We may be rusty or clunky with our social skills – or we may find that our needs may have changed in a more lasting way. We don’t really know yet. We need to keep observing, experiencing, and understanding that we have a diversity of emerging needs that won’t be fully apparent just yet.

Emergent challenges such as possible worries in about 5-14 days times where we start to see sniffles / respiratory infections in children (as they start to mix more feely again, despite schools best efforts at physical distancing), and then these spreading to their other family members. Its how we prepare and react to this that becomes important. Its probably going to be impractical to test everyone all at the same times, but it is important that if you are sick that you stay at home. This helps everyone feel not only physically safe, but psychologically safe too. And this is going to continue for some time. 

What can we do? 

The good news is that there is way out of this cycle of looking for certainty, and it not being enough to allay your anxieties.. Instead of trying to control things or block out your thoughts and feelings, you can learn how to experience them in a manageable way.

Learning about anxiety can help you manage it. Anxiety is a normal human emotion when faced with threat. However, for some people, lots of everyday things begin to feel like a threat and anxiety begins to limit your day-to-day life. Two tendencies can often play a role in this:

  • you overestimate how likely it is that something bad will happen to you 

  • you underestimate your ability to cope

Here’s some tips to help you get some awareness of how your worries and anxiety might be driving your behaviour, so you can start to take action to feel more in charge, even if you can’t get absolute certainty in your life right now. 

  • Get to know your anxiety. Keep a diary of when it’s at it’s best – and worst. Find the patterns and plan your week – or day – to proactively manage your anxiety.

  • Know that everyone experiences anxiety. It is a normal human response to situations that may include some kind of threat, real or perceived. It can help you to prepare well for big events and to take care in situations that objectively are risky. So, it’s important to expect and learn to tolerate some anxiety. However, it’s also important to recognise when your anxiety has become unhelpful and take action to counter it. Like washing your hands and keeping physically distant

  • Learn from others. Talking with others who also experience anxiety – or are going through something similar – can help you feel less alone. There are online forums to connect with others.

  • Taking small steps to face what you are worried you won’t be able to cope with is called graded exposure. Graded exposure helps you slowly build your confidence in your ability to cope with the things you have been avoiding.

When you face a fear by doing the thing you’ve been avoiding, your fight or flight response will be triggered. This is when your brain releases certain hormones into your body so you are ready to fight off or run away from a real threat. It also gets triggered when you feel anxious about things that aren’t a real threat. 

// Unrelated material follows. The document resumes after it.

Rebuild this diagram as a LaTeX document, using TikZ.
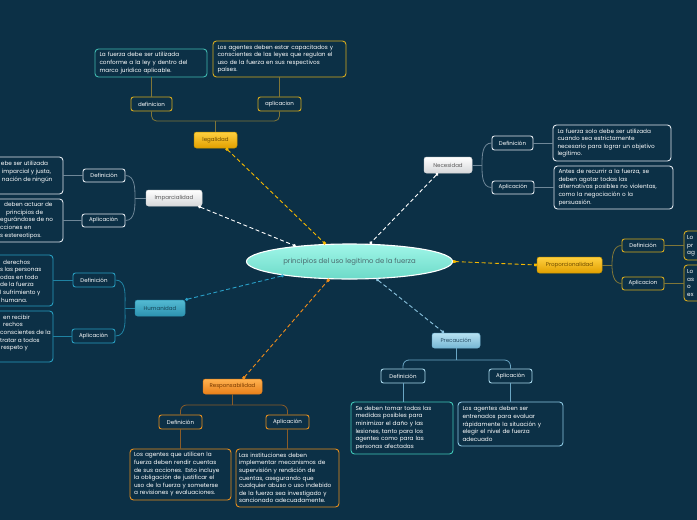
\documentclass[tikz,border=0pt]{standalone}
\usepackage{fontspec}
\setmainfont{Poppins}
\usetikzlibrary{shapes.geometric,arrows.meta}
\definecolor{bgc}{RGB}{12,48,70}
\definecolor{goldA}{RGB}{255,208,64}
\definecolor{goldB}{RGB}{226,160,0}
\definecolor{goldD}{RGB}{200,150,0}
\definecolor{goldT}{RGB}{110,75,0}
\definecolor{goldS}{RGB}{214,170,30}
\definecolor{goldL}{RGB}{128,118,56}
\definecolor{goldC}{RGB}{245,184,0}
\definecolor{tealN}{RGB}{64,184,176}
\definecolor{grayA}{RGB}{255,255,255}
\definecolor{grayB}{RGB}{214,216,218}
\definecolor{grayT}{RGB}{90,90,90}
\definecolor{grayL}{RGB}{111,135,152}
\definecolor{subW}{RGB}{225,232,238}
\definecolor{humA}{RGB}{84,186,210}
\definecolor{humB}{RGB}{44,146,176}
\definecolor{humT}{RGB}{24,70,88}
\definecolor{humS}{RGB}{40,158,192}
\definecolor{humL}{RGB}{31,130,162}
\definecolor{humC}{RGB}{42,160,200}
\definecolor{oraA}{RGB}{255,178,80}
\definecolor{oraB}{RGB}{232,128,26}
\definecolor{oraT}{RGB}{120,58,0}
\definecolor{oraS}{RGB}{232,144,30}
\definecolor{oraL}{RGB}{138,92,40}
\definecolor{oraC}{RGB}{240,140,26}
\definecolor{preA}{RGB}{184,226,242}
\definecolor{preB}{RGB}{118,182,212}
\definecolor{preT}{RGB}{40,78,102}
\definecolor{preS}{RGB}{168,216,236}
\definecolor{preN}{RGB}{64,200,184}
\definecolor{preM}{RGB}{140,200,226}
\definecolor{preL}{RGB}{106,166,196}
\definecolor{preC}{RGB}{140,196,224}
\definecolor{ellA}{RGB}{160,246,232}
\definecolor{ellB}{RGB}{108,218,200}
\definecolor{ellT}{RGB}{75,106,110}
\newcommand\notefont{\fontsize{5.75}{7.6}\selectfont}
\newcommand\labfont{\fontsize{5.5}{6.5}\selectfont}
\begin{document}
\begin{tikzpicture}[x=1pt,y=-1pt,
  topic/.style={rounded corners=2.5pt, inner sep=0pt, minimum height=16pt, font=\labfont, line width=0.5pt},
  sub/.style={rounded corners=2.5pt, inner sep=0pt, minimum height=14pt, font=\labfont, text=white, fill=bgc, draw, line width=0.9pt},
  note/.style={rounded corners=3.5pt, inner xsep=4.5pt, inner ysep=0pt, font=\notefont, text=white, fill=bgc, draw, line width=0.9pt, align=left},
  notetxt/.style={inner sep=0pt, font=\notefont, text=white, align=left, anchor=west},
  tree/.style={line width=0.8pt},
  conn/.style={line width=0.9pt, dash pattern=on 4pt off 2.6pt},
  sq/.style={{Square[length=2.6pt,width=2.6pt]}-{Square[length=2.6pt,width=2.6pt]}},
  ci/.style={{Circle[length=3pt]}-{Circle[length=3pt]}}
]
\useasboundingbox (0,0) rectangle (697,520);
\clip (0,0) rectangle (697,520);
\fill[bgc] (0,0) rectangle (697,520);

% ---------- central ----------
\node[ellipse, minimum width=206pt, minimum height=35pt, inner sep=0pt, top color=ellA, bottom color=ellB, draw=white, line width=1.1pt, text=ellT, font=\fontsize{6.9}{7.5}\selectfont] (ell) at (349.5,261.5) {principios del uso legitimo de la fuerza};

% ---------- topics ----------
\node[topic, top color=goldA, bottom color=goldB, draw=goldD, text=goldT, minimum width=43pt] (leg) at (215.5,140) {legalidad};
\node[topic, top color=grayA, bottom color=grayB, draw=grayB, text=grayT, minimum width=56pt] (imp) at (174,198) {Imparcialidad};
\node[topic, top color=grayA, bottom color=grayB, draw=grayB, text=grayT, minimum width=48pt] (nec) at (448,165) {Necesidad};
\node[topic, top color=goldA, bottom color=goldB, draw=goldD, text=goldT, minimum width=65pt] (prop) at (569.5,265) {Proporcionalidad};
\node[topic, top color=humA, bottom color=humB, draw=humB, text=humT, minimum width=50pt] (hum) at (160,308) {Humanidad};
\node[topic, top color=oraA, bottom color=oraB, draw=oraB, text=oraT, minimum width=59pt, minimum height=15pt] (res) at (232.5,386.5) {Responsabilidad};
\node[topic, top color=preA, bottom color=preB, draw=preB, text=preT, minimum width=48pt, minimum height=15pt] (pre) at (456,340.5) {Precaución};

% ---------- connectors to centre ----------
\draw[conn, sq, goldC] ([xshift=10.5pt]leg.south) -- (ell.144);
\draw[conn, ci, white] ([xshift=-4pt]imp.south east) -- (ell.164);
\draw[conn, ci, white] ([xshift=-10pt]nec.south) -- (ell.41);
\draw[conn, sq, goldC] (ell.0) -- (prop.west);
\draw[conn, ci, humC] (hum.north east) -- (ell.192);
\draw[conn, sq, oraC] ([xshift=10.5pt]res.north) -- (ell.221);
\draw[conn, ci, preC] (ell.327) -- ([xshift=-12pt]pre.north);

% ---------- legalidad ----------
\node[sub, draw=goldS, minimum width=41pt] (legDef) at (151.5,104) {definicion};
\node[sub, draw=goldS, minimum width=43pt] (legApl) at (279.5,104) {aplicacion};
\node[note, draw=tealN, minimum width=112pt, minimum height=28pt, text width=103pt] (legN1) at (151,63) {La fuerza debe ser utilizada\\conforme a la ley y dentro del\\marco jurídico aplicable.};
\node[note, draw=goldS, minimum width=133pt, minimum height=36pt, text width=124pt] (legN2) at (279.5,59) {Los agentes deben estar capacitados y\\conscientes de las leyes que regulan el\\uso de la fuerza en sus respectivos\\países.};
\coordinate (legJ) at (215.5,121);
\draw[tree, goldL, rounded corners=5pt] (legDef.south) |- (legJ) -| (legApl.south);
\draw[tree, goldL] (leg.north) -- (legJ);
\draw[tree, goldL] (legDef.north) -- (legDef.north |- legN1.south);
\draw[tree, goldL] (legApl.north) -- (legN2.south);

% ---------- imparcialidad ----------
\node[sub, draw=subW, minimum width=42pt, minimum height=13pt] (impDef) at (104,175.5) {Definición};
\node[sub, draw=subW, minimum width=43pt, minimum height=13pt] (impApl) at (103.5,220.5) {Aplicación};
\node[note, draw=subW, minimum width=93pt, minimum height=37pt] (impN1) at (16.5,175.5) {};
\node[note, draw=subW, minimum width=93pt, minimum height=43pt] (impN2) at (16.5,220.5) {};
\node[notetxt] (impT1) at (0.8,172) {ebe ser utilizada\\\hspace*{1pt}imparcial y justa,\\\hspace*{1pt}nación de ningún};
\node[notetxt] (impT2) at (0,220.5) {\hspace*{4pt}deben actuar de\\\hspace*{6pt}principios de\\egurándose de no\\cciones en\\s estereotipos.};
\coordinate (impJ) at (135,198);
\draw[tree, grayL] (impDef.east) to[out=0,in=90] (impJ) to[out=-90,in=0] (impApl.east);
\draw[tree, grayL] (impJ) -- (imp.west);
\draw[tree, grayL] (impN1.east) -- (impDef.west);
\draw[tree, grayL] (impN2.east) -- (impApl.west);

% ---------- humanidad ----------
\node[sub, draw=humS, minimum width=42pt] (humDef) at (94,280) {Definición};
\node[sub, draw=humS, minimum width=43pt] (humApl) at (93.5,336) {Aplicación};
\node[note, draw=humS, minimum width=93pt, minimum height=51pt] (humN1) at (6.5,280.5) {};
\node[note, draw=humS, minimum width=93pt, minimum height=51pt] (humN2) at (6.5,336.5) {};
\node[notetxt] (humT1) at (0,281) {\hspace*{3pt}derechos\\s las personas\\odas en todo\\de la fuerza\\l sufrimiento y\\\hspace*{1pt}humana.};
\node[notetxt] (humT2) at (0,333) {\hspace*{3pt}en recibir\\\hspace*{3pt}rechos\\conscientes de la\\tratar a todos\\\hspace*{1pt}respeto y};
\coordinate (humJ) at (125,308);
\draw[tree, humL] (humDef.east) to[out=0,in=90] (humJ) to[out=-90,in=0] (humApl.east);
\draw[tree, humL] (humJ) -- (hum.west);
\draw[tree, humL] (humN1.east |- humDef) -- (humDef.west);
\draw[tree, humL] (humN2.east |- humApl) -- (humApl.west);

% ---------- necesidad ----------
\node[sub, draw=subW, minimum width=41pt] (necDef) at (512.5,143) {Definición};
\node[sub, draw=subW, minimum width=42pt, minimum height=13pt] (necApl) at (513,187.5) {Aplicación};
\node[note, draw=subW, minimum width=118pt, minimum height=36pt, text width=109pt] (necN1) at (612,143) {La fuerza solo debe ser utilizada\\cuando sea estrictamente\\necesario para lograr un objetivo\\legítimo.};
\node[note, draw=subW, minimum width=119pt, minimum height=43pt, text width=110pt] (necN2) at (613.5,187.5) {Antes de recurrir a la fuerza, se\\deben agotar todas las\\alternativas posibles no violentas,\\como la negociación o la\\persuasión.};
\coordinate (necJ) at (482,165);
\draw[tree, grayL] (nec.east) -- (necJ);
\draw[tree, grayL] (necDef.west) to[out=180,in=90] (necJ) to[out=-90,in=180] (necApl.west);
\draw[tree, grayL] (necDef.east) -- (necN1.west);
\draw[tree, grayL] (necApl.east) -- (necN2.west);

% ---------- proporcionalidad ----------
\node[sub, draw=goldS, minimum width=42pt, minimum height=13pt] (propDef) at (643,245.5) {Definición};
\node[sub, draw=goldS, minimum width=42pt, minimum height=13pt] (propApl) at (643,283.5) {Aplicacion};
\node[note, draw=goldS, minimum width=80pt, minimum height=29pt] (propN1) at (724,245.5) {};
\node[note, draw=goldS, minimum width=80pt, minimum height=36pt] (propN2) at (724,283) {};
\node[notetxt] (propT1) at (687,246) {Lo\\pr\\ag};
\node[notetxt] (propT2) at (687,283) {Lo\\as\\o\\ex};
\coordinate (propJ) at (612,265);
\draw[tree, goldL] (prop.east) -- (propJ);
\draw[tree, goldL] (propDef.west) to[out=180,in=90] (propJ) to[out=-90,in=180] (propApl.west);
\draw[tree, goldL] (propDef.east) -- (propDef.east -| propN1.west);
\draw[tree, goldL] (propApl.east) -- (propApl.east -| propN2.west);

% ---------- precaucion ----------
\node[sub, draw=preS, minimum width=44pt] (preDef) at (403,376) {Definición};
\node[sub, draw=preS, minimum width=43pt] (preApl) at (510.5,376) {Aplicación};
\node[note, draw=preN, minimum width=102pt, minimum height=52pt, text width=93pt] (preN1) at (402,428) {Se deben tomar todas las\\medidas posibles para\\minimizar el daño y las\\lesiones, tanto para los\\agentes como para las\\personas afectadas};
\node[note, draw=preM, minimum width=105pt, minimum height=44pt, text width=96pt] (preN2) at (510.5,424) {Los agentes deben ser\\entrenados para evaluar\\rápidamente la situación y\\elegir el nivel de fuerza\\adecuado};
\coordinate (preJ) at (456,360);
\draw[tree, preL, rounded corners=6pt] (preDef.north) |- (preJ) -| (preApl.north);
\draw[tree, preL] (pre.south) -- (preJ);
\draw[tree, preL] (preDef.south) -- (preDef.south |- preN1.north);
\draw[tree, preL] (preApl.south) -- (preN2.north);

% ---------- responsabilidad ----------
\node[sub, draw=oraS, minimum width=43pt] (resDef) at (180.5,422) {Definición};
\node[sub, draw=oraS, minimum width=43pt] (resApl) at (287.5,422) {Aplicación};
\node[note, draw=oraS, minimum width=101pt, minimum height=51pt, text width=93pt, inner xsep=4pt] (resN1) at (180.5,474.5) {Los agentes que utilicen la\\fuerza deben rendir cuentas\\de sus acciones. Esto incluye\\la obligación de justificar el\\uso de la fuerza y someterse\\a revisiones y evaluaciones.};
\node[note, draw=oraS, minimum width=103pt, minimum height=58pt, text width=97pt, inner xsep=3pt] (resN2) at (287.5,478) {Las instituciones deben\\implementar mecanismos de\\supervisión y rendición de\\cuentas, asegurando que\\cualquier abuso o uso indebido\\de la fuerza sea investigado y\\sancionado adecuadamente.};
\coordinate (resJ) at (232.5,405);
\draw[tree, oraL, rounded corners=6pt] (resDef.north) |- (resJ) -| (resApl.north);
\draw[tree, oraL] (res.south) -- (resJ);
\draw[tree, oraL] (resDef.south) -- (resN1.north);
\draw[tree, oraL] (resApl.south) -- (resN2.north);
\end{tikzpicture}
\end{document}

If you stay long enough in the situation you are worried about, your fight or flight response – and therefore your anxiety – goes down. If you keep doing it a bit more or staying a bit longer each time, your anxiety still rises at the start each time, but not as much as the time before. Also, you usually find that your fear was unfounded, which is an empowering experience.

When you do the thing that worries you again and again, your anxiety goes away faster each time. Eventually, you find that you can do much more than before without being worried about it.

Finally, be kind to yourself. Remember that you are not your anxiety. You are not weak. You are not inferior.  Take small acts of bravery. Avoiding what makes you anxious provides some relief in the short term, but can make you more anxious in the long term. Try approaching something that makes you anxious – even in a small way. The way through anxiety is by learning that what you fear isn’t likely to happen – and if it does, you’ll be able to cope with it.

Go well into Level 2, New Zealand. Wash your hands, and practice appropriate physical distancing. We’ll be here for a while yet.